The MKO started its activities as a terrorist group based in Iraq in the early 1980s. In addition to the assassination of hundreds of Iranian officials and citizens, the group cooperated with Saddam Hussein’s Baathist regime in its repression of the Iraqi people.
The United States added the MKO to its official list of foreign terrorist organizations in 1997, but the group has since said that it has renounced violence and has mounted a legal and public relations campaign to have its terrorist designation dropped.
U.S. officials say that about 1,200 to 1,400 residents remain at Camp Ashraf, while about 2,000 have relocated to the new base outside of Baghdad since transfers began in February.
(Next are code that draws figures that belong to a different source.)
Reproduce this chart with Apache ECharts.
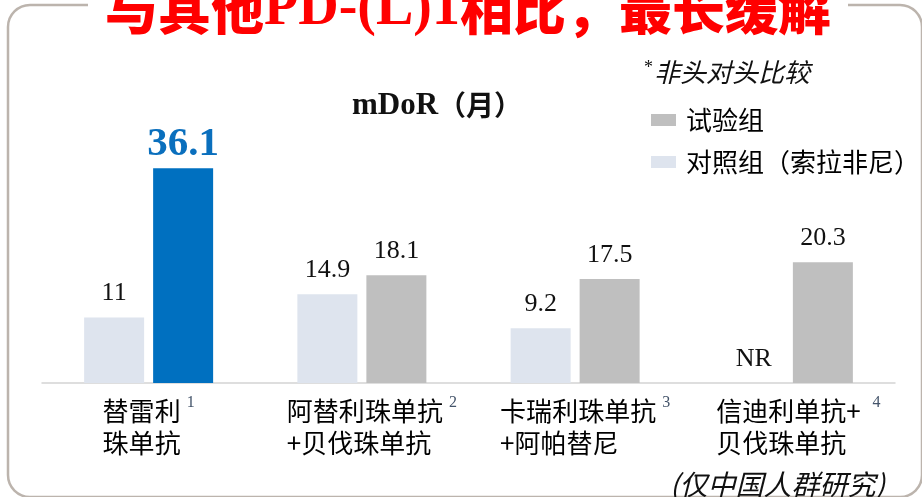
<!DOCTYPE html>
<html><head><meta charset="utf-8">
<script src="https://cdn.jsdelivr.net/npm/echarts@6/dist/echarts.min.js"></script>
<style>html,body{margin:0;padding:0;background:#fff}#c{width:922px;height:497px}</style>
</head><body><div id="c"></div>
<script>
// ---- data ----
const categoryLine1 = ['替雷利', '阿替利珠单抗', '卡瑞利珠单抗', '信迪利单抗+ '];
const categoryLine2 = ['珠单抗', '+贝伐珠单抗', '+阿帕替尼', '贝伐珠单抗'];
const categoryRefs = ['1', '2', '3', '4'];
const seriesNames = ['试验组', '对照组（索拉非尼）'];
const testValues = [36.1, 18.1, 17.5, 20.3];
const testLabels = ['36.1', '18.1', '17.5', '20.3'];
const controlValues = [11, 14.9, 9.2, 0];
const controlLabels = ['11', '14.9', '9.2', 'NR'];
const highlightIndex = 0;

const CJK = "'Noto Sans CJK SC', 'Noto Sans', sans-serif";
const SERIF = "'Liberation Serif', 'Times New Roman', 'Noto Sans CJK SC', serif";

const chart = echarts.init(document.getElementById('c'), null, {renderer: 'canvas'});

const catData = categoryLine1.map((l1, i) => ({
  value: '{t|' + l1 + '}{sup|' + categoryRefs[i] + '}\n{t|' + categoryLine2[i] + '}',
  textStyle: i === 0 ? {} : {padding: [0, 0, 0, 20]}
}));

const option = {
  animation: false,
  backgroundColor: '#fff',
  title: {
    text: '{a|mDoR}{b|（月）}',
    left: 432, top: 85, textAlign: 'center',
    textStyle: {
      rich: {
        a: {fontFamily: SERIF, fontWeight: 'bold', fontSize: 31, color: '#111'},
        b: {fontFamily: CJK, fontWeight: 'bold', fontSize: 28, color: '#111'}
      }
    }
  },
  legend: {
    data: seriesNames,
    orient: 'vertical',
    left: 646, top: 102,
    itemWidth: 25, itemHeight: 12, itemGap: 16,
    icon: 'rect',
    textStyle: {fontFamily: CJK, fontSize: 26, color: '#000', padding: [0, 0, 0, 5]}
  },
  grid: {left: 42, right: 27, top: 145, bottom: 114},
  xAxis: {
    type: 'category',
    data: catData,
    axisLine: {lineStyle: {color: '#d4d4d4', width: 1.5}},
    axisTick: {show: false},
    axisLabel: {
      interval: 0, margin: 12, align: 'center',
      rich: {
        t: {fontFamily: CJK, fontSize: 26, lineHeight: 32, color: '#000', align: 'left'},
        sup: {fontFamily: SERIF, fontSize: 16, lineHeight: 32, color: '#44546a', align: 'left', verticalAlign: 'top', padding: [0, 0, 0, 6]}
      }
    }
  },
  yAxis: {type: 'value', min: 0, max: 40, show: false, splitLine: {show: false}},
  series: [
    {
      name: seriesNames[1], type: 'bar', barWidth: 60, barGap: '15%',
      itemStyle: {color: '#dee4ee'},
      data: controlValues.map((v, i) => ({value: v})),
      label: {
        show: true, position: 'top', distance: 11,
        fontFamily: SERIF, fontSize: 26, color: '#111',
        formatter: p => controlLabels[p.dataIndex]
      }
    },
    {
      name: seriesNames[0], type: 'bar', barWidth: 60, barGap: '15%',
      itemStyle: {color: '#bfbfbf'},
      data: testValues.map((v, i) => i === highlightIndex ? {
        value: v, itemStyle: {color: '#0070c0'},
        label: {fontSize: 41, fontWeight: 'bold', color: '#0a6fbd', distance: 3}
      } : {value: v}),
      label: {
        show: true, position: 'top', distance: 11,
        fontFamily: SERIF, fontSize: 26, color: '#111',
        formatter: p => testLabels[p.dataIndex]
      }
    }
  ],
  graphic: [
    {type: 'rect', z: 0, silent: true,
     shape: {x: 8, y: 5, width: 914, height: 492, r: 22},
     style: {fill: 'none', stroke: '#bcb4ad', lineWidth: 2.5}},
    {type: 'rect', z: 1, silent: true,
     shape: {x: 88, y: 0, width: 760, height: 14},
     style: {fill: '#fff'}},
    {type: 'text', z: 2, silent: true, x: 468, y: 10,
     style: {
       text: '{a|与其他}{b|PD-(L)1}{a|相比，最长缓解}',
       textAlign: 'center', textVerticalAlign: 'middle',
       rich: {
         a: {fontFamily: CJK, fontWeight: 900, fontSize: 53, fill: '#ff0000'},
         b: {fontFamily: SERIF, fontWeight: 'bold', fontSize: 56, fill: '#ff0000'}
       }
     }},
    {type: 'text', z: 2, silent: true, x: 644, y: 72,
     style: {
       text: '{s|*}{i|非头对头比较}',
       textAlign: 'left', textVerticalAlign: 'middle',
       rich: {
         s: {fontFamily: SERIF, fontSize: 18, fill: '#111', verticalAlign: 'top', padding: [0, 1, 0, 0]},
         i: {fontFamily: CJK, fontStyle: 'italic', fontSize: 26, fill: '#111'}
       }
     }},
    {type: 'text', z: 2, silent: true, x: 670, y: 484,
     style: {
       text: '(仅中国人群研究)',
       textAlign: 'left', textVerticalAlign: 'middle',
       fontFamily: CJK, fontStyle: 'italic', fontSize: 28, fill: '#111'
     }}
  ]
};
chart.setOption(option);
</script></body></html>
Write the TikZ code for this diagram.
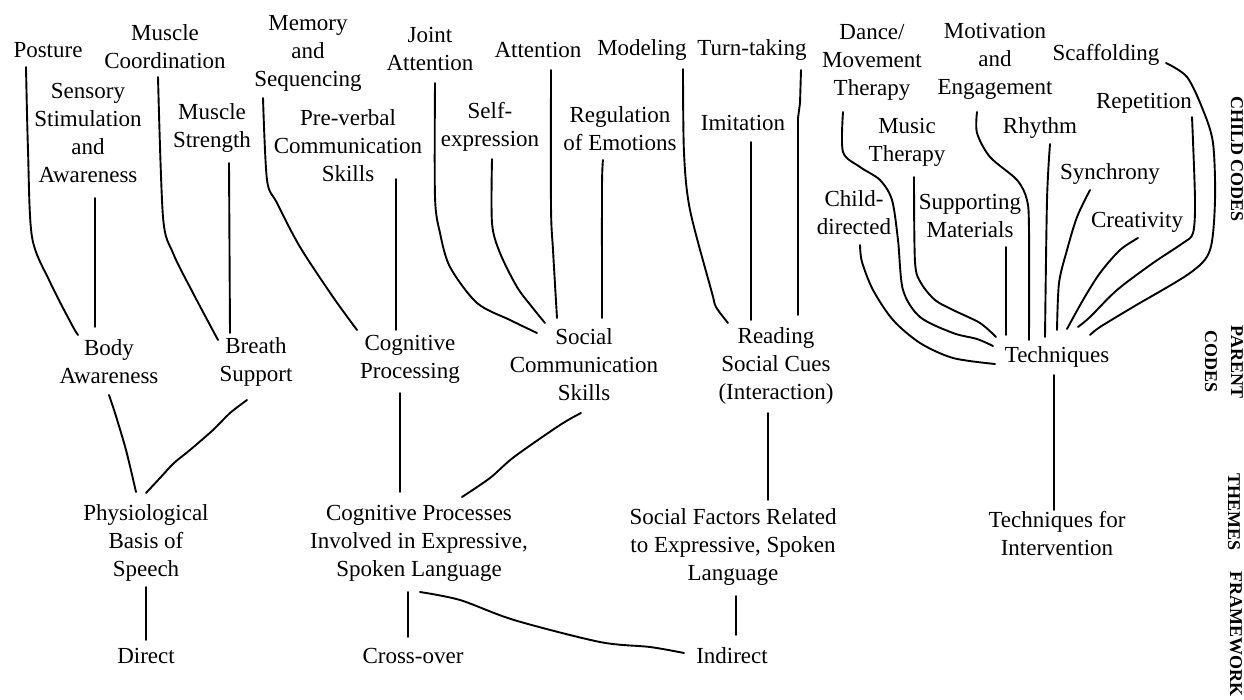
\documentclass[tikz,border=0pt]{standalone}
\usepackage{fontspec}
\setmainfont{Liberation Serif}
\newcommand\lblfont{\fontsize{23}{28}\selectfont}
\newcommand\sidefont{\fontsize{18}{26}\selectfont\bfseries}
\tikzset{
  lbl/.style={align=center, font=\lblfont, inner sep=0pt},
  side/.style={align=center, font=\sidefont, inner sep=0pt, rotate=-90},
  conn/.style={line width=1.9pt, line cap=round, line join=round},
}
\begin{document}
\begin{tikzpicture}[x=1pt,y=-1pt]
\useasboundingbox (0,0) rectangle (1244,700);
% ---------- child codes ----------
\node[lbl] (posture) at (48,50) {Posture};
\node[lbl] (mcoord) at (165,47) {Muscle\\Coordination};
\node[lbl] (sensory) at (88,133) {Sensory\\Stimulation\\and\\Awareness};
\node[lbl] (mstrength) at (212,128) {Muscle\\Strength};
\node[lbl] (memory) at (308,53) {Memory\\and\\Sequencing};
\node[lbl] (preverbal) at (348,146) {Pre-verbal\\Communication\\Skills};
\node[lbl] (joint) at (430,49) {Joint\\Attention};
\node[lbl] (attention) at (538,50) {Attention};
\node[lbl] (selfexp) at (490,127) {Self-\\expression};
\node[lbl] (regulation) at (620,129) {Regulation\\of Emotions};
\node[lbl] (modeling) at (642,50) {Modeling};
\node[lbl] (turn) at (752,50) {Turn-taking};
\node[lbl] (imitation) at (743,123) {Imitation};
\node[lbl] (dance) at (872,62) {Dance/\\Movement\\Therapy};
\node[lbl] (music) at (907,142) {Music\\Therapy};
\node[lbl] (childdir) at (854,213) {Child-\\directed};
\node[lbl] (supporting) at (970,216) {Supporting\\Materials};
\node[lbl] (motivation) at (995,61) {Motivation\\and\\Engagement};
\node[lbl] (rhythm) at (1040,128) {Rhythm};
\node[lbl] (synchrony) at (1110,174) {Synchrony};
\node[lbl] (creativity) at (1137,222) {Creativity};
\node[lbl] (repetition) at (1144,103) {Repetition};
\node[lbl] (scaffolding) at (1106,55) {Scaffolding};
% ---------- parent codes ----------
\node[lbl] (body) at (109,362) {Body\\Awareness};
\node[lbl] (breath) at (256,362) {Breath\\Support};
\node[lbl] (cogproc) at (410,359) {Cognitive\\Processing};
\node[lbl] (social) at (584,365) {Social\\Communication\\Skills};
\node[lbl] (reading) at (776,366) {Reading\\Social Cues\\(Interaction)};
\node[lbl] (techniques) at (1057,357) {Techniques};
% ---------- themes ----------
\node[lbl] (physio) at (146,543) {Physiological\\Basis of\\Speech};
\node[lbl] (cogthemes) at (419,543) {Cognitive Processes\\Involved in Expressive,\\Spoken Language};
\node[lbl] (socfac) at (733,547) {Social Factors Related\\to Expressive, Spoken\\Language};
\node[lbl] (techint) at (1057,534) {Techniques for\\Intervention};
% ---------- framework ----------
\node[lbl] (direct) at (146,656) {Direct};
\node[lbl] (crossover) at (413,656) {Cross-over};
\node[lbl] (indirect) at (732,656) {Indirect};
% ---------- side labels ----------
\node[side] (lchild) at (1237,159) {CHILD CODES};
\node[side] (lparent) at (1224,362) {PARENT\\CODES};
\node[side] (lthemes) at (1234,512) {THEMES};
\node[side] (lframe) at (1236,634) {FRAMEWORK};
% ---------- connector end points ----------
\coordinate (posture-e) at (26,67);   \coordinate (body-1) at (78,335);
\coordinate (sensory-e) at (95,198);  \coordinate (body-2) at (95,327);
\coordinate (mcoord-e) at (158,77);   \coordinate (breath-1) at (218,340);
\coordinate (mstrength-e) at (229,163); \coordinate (breath-2) at (230,333);
\coordinate (memory-e) at (263,98);   \coordinate (cogproc-1) at (357,330);
\coordinate (preverbal-e) at (396,179); \coordinate (cogproc-2) at (396,330);
\coordinate (joint-e) at (435,83);    \coordinate (social-1) at (537,333);
\coordinate (selfexp-e) at (492,159); \coordinate (social-2) at (545,323);
\coordinate (attention-e) at (551,70); \coordinate (social-3) at (557,318);
\coordinate (regulation-e) at (603,160); \coordinate (social-4) at (602,318);
\coordinate (modeling-e) at (683,69); \coordinate (reading-1) at (728,323);
\coordinate (imitation-e) at (751,142); \coordinate (reading-2) at (751,320);
\coordinate (turn-e) at (801,70);     \coordinate (reading-3) at (798,315);
\coordinate (childdir-e) at (860,245); \coordinate (tech-1) at (995,364);
\coordinate (dance-e) at (843,112);   \coordinate (tech-2) at (993,346);
\coordinate (music-e) at (914,177);   \coordinate (tech-3) at (996,337);
\coordinate (supporting-e) at (1006,247); \coordinate (tech-4) at (1006,335);
\coordinate (motivation-e) at (977,112); \coordinate (tech-5) at (1029,340);
\coordinate (rhythm-e) at (1050,144); \coordinate (tech-6) at (1045,337);
\coordinate (synchrony-e) at (1090,190); \coordinate (tech-7) at (1057,330);
\coordinate (creativity-e) at (1138,238); \coordinate (tech-8) at (1067,329);
\coordinate (repetition-e) at (1192,117); \coordinate (tech-9) at (1078,327);
\coordinate (scaffolding-e) at (1166,63); \coordinate (tech-10) at (1090,335);
\coordinate (body-s) at (109,395);    \coordinate (physio-1) at (136,492);
\coordinate (breath-s) at (247,400);  \coordinate (physio-2) at (146,493);
\coordinate (cogproc-s) at (400,393); \coordinate (cogthemes-1) at (400,492);
\coordinate (social-s) at (581,413);  \coordinate (cogthemes-2) at (462,497);
\coordinate (reading-s) at (768,413); \coordinate (socfac-n) at (768,500);
\coordinate (techniques-s) at (1054,375); \coordinate (techint-n) at (1054,510);
\coordinate (physio-s) at (146,587);  \coordinate (direct-n) at (146,640);
\coordinate (cogthemes-s1) at (408,592); \coordinate (crossover-n) at (408,637);
\coordinate (cogthemes-s2) at (420,592); \coordinate (indirect-w) at (684,653);
\coordinate (socfac-s) at (736,596);  \coordinate (indirect-n) at (736,635);
% ---------- child -> parent ----------
\draw[conn] plot[smooth,tension=.5] coordinates {(posture-e) (28,150) (32,237) (50,282) (72,325) (body-1)};
\draw[conn] (sensory-e) -- (body-2);
\draw[conn] plot[smooth,tension=.5] coordinates {(mcoord-e) (163,217) (173,253) (193,293) (breath-1)};
\draw[conn] (mstrength-e) -- (breath-2);
\draw[conn] plot[smooth,tension=.5] coordinates {(memory-e) (267,180) (277,203) (300,247) (333,297) (cogproc-1)};
\draw[conn] (preverbal-e) -- (cogproc-2);
\draw[conn] plot[smooth,tension=.5] coordinates {(joint-e) (435,197) (440,233) (450,267) (477,303) (510,320) (social-1)};
\draw[conn] plot[smooth,tension=.5] coordinates {(selfexp-e) (492,223) (500,253) (517,287) (532,307) (social-2)};
\draw[conn] plot[smooth,tension=.5] coordinates {(attention-e) (551,207) (553,250) (social-3)};
\draw[conn] plot[smooth,tension=.5] coordinates {(regulation-e) (602,187) (social-4)};
\draw[conn] plot[smooth,tension=.5] coordinates {(modeling-e) (684,153) (690,210) (712,293) (716,307) (reading-1)};
\draw[conn] (imitation-e) -- (reading-2);
\draw[conn] (turn-e) -- (800,103) -- (798,118) -- (reading-3);
\draw[conn] plot[smooth,tension=.5] coordinates {(childdir-e) (862,262) (873,290) (893,320) (920,343) (953,358) (tech-1)};
\draw[conn] plot[smooth,tension=.5] coordinates {(dance-e) (843,152) (860,167) (880,180) (892,200) (898,240) (903,290) (920,317) (953,333) (977,339) (tech-2)};
\draw[conn] plot[smooth,tension=.5] coordinates {(music-e) (915,262) (921,283) (935,300) (953,310) (980,323) (tech-3)};
\draw[conn] (supporting-e) -- (tech-4);
\draw[conn] plot[smooth,tension=.5] coordinates {(motivation-e) (977,133) (990,157) (1017,180) (1027,200) (1029,230) (tech-5)};
\draw[conn] plot[smooth,tension=.5] coordinates {(rhythm-e) (1047,200) (tech-6)};
\draw[conn] plot[smooth,tension=.5] coordinates {(synchrony-e) (1077,217) (1067,250) (1059,283) (tech-7)};
\draw[conn] plot[smooth,tension=.5] coordinates {(creativity-e) (1120,250) (1100,273) (1083,300) (tech-8)};
\draw[conn] plot[smooth,tension=.5] coordinates {(repetition-e) (1195,200) (1193,233) (1183,243) (1153,263) (1117,290) (1090,317) (tech-9)};
\draw[conn] plot[smooth,tension=.5] coordinates {(scaffolding-e) (1187,77) (1203,110) (1213,143) (1215,200) (1210,250) (1190,273) (1133,307) (1100,327) (tech-10)};
% ---------- parent -> theme ----------
\draw[conn] plot[smooth,tension=.5] coordinates {(body-s) (115,413) (126,450) (physio-1)};
\draw[conn] plot[smooth,tension=.5] coordinates {(breath-s) (230,413) (213,430) (190,450) (174,463) (160,478) (physio-2)};
\draw[conn] (cogproc-s) -- (cogthemes-1);
\draw[conn] plot[smooth,tension=.5] coordinates {(social-s) (560,425) (514,457) (490,478) (cogthemes-2)};
\draw[conn] (reading-s) -- (socfac-n);
\draw[conn] (techniques-s) -- (techint-n);
% ---------- theme -> framework ----------
\draw[conn] (physio-s) -- (direct-n);
\draw[conn] (cogthemes-s1) -- (crossover-n);
\draw[conn] plot[smooth,tension=.5] coordinates {(cogthemes-s2) (460,600) (514,620) (600,642) (650,647) (indirect-w)};
\draw[conn] (socfac-s) -- (indirect-n);
\end{tikzpicture}
\end{document}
A U.S. appeals court this month ordered U.S. Secretary of State Hillary Clinton to decide within four months whether to drop the MKO from the terrorist list, and U.S. officials have signaled that closing Camp Ashraf is a necessary first step.
U.S. officials said on Monday that the transferring process appeared stalemated.
The MKO stopped convoys of Camp Ashraf residents to the new facility in early May and has reduced contact with the Iraqi government and with UN authorities seeking to process MKO members as potential refugees, they said.
“We don’t know why the MEK slowdown is underway,” said a senior U.S. official, speaking on condition of anonymity.
The official added that the group’s leaders may have overinterpreted the U.S. court ruling as a guarantee that it would escape the terrorist list.
A group of senior Iraqi officials involved in the relocation process is due in Europe this week to urge European governments to accept more former residents of Camp Ashraf as refugees, the U.S. officials said.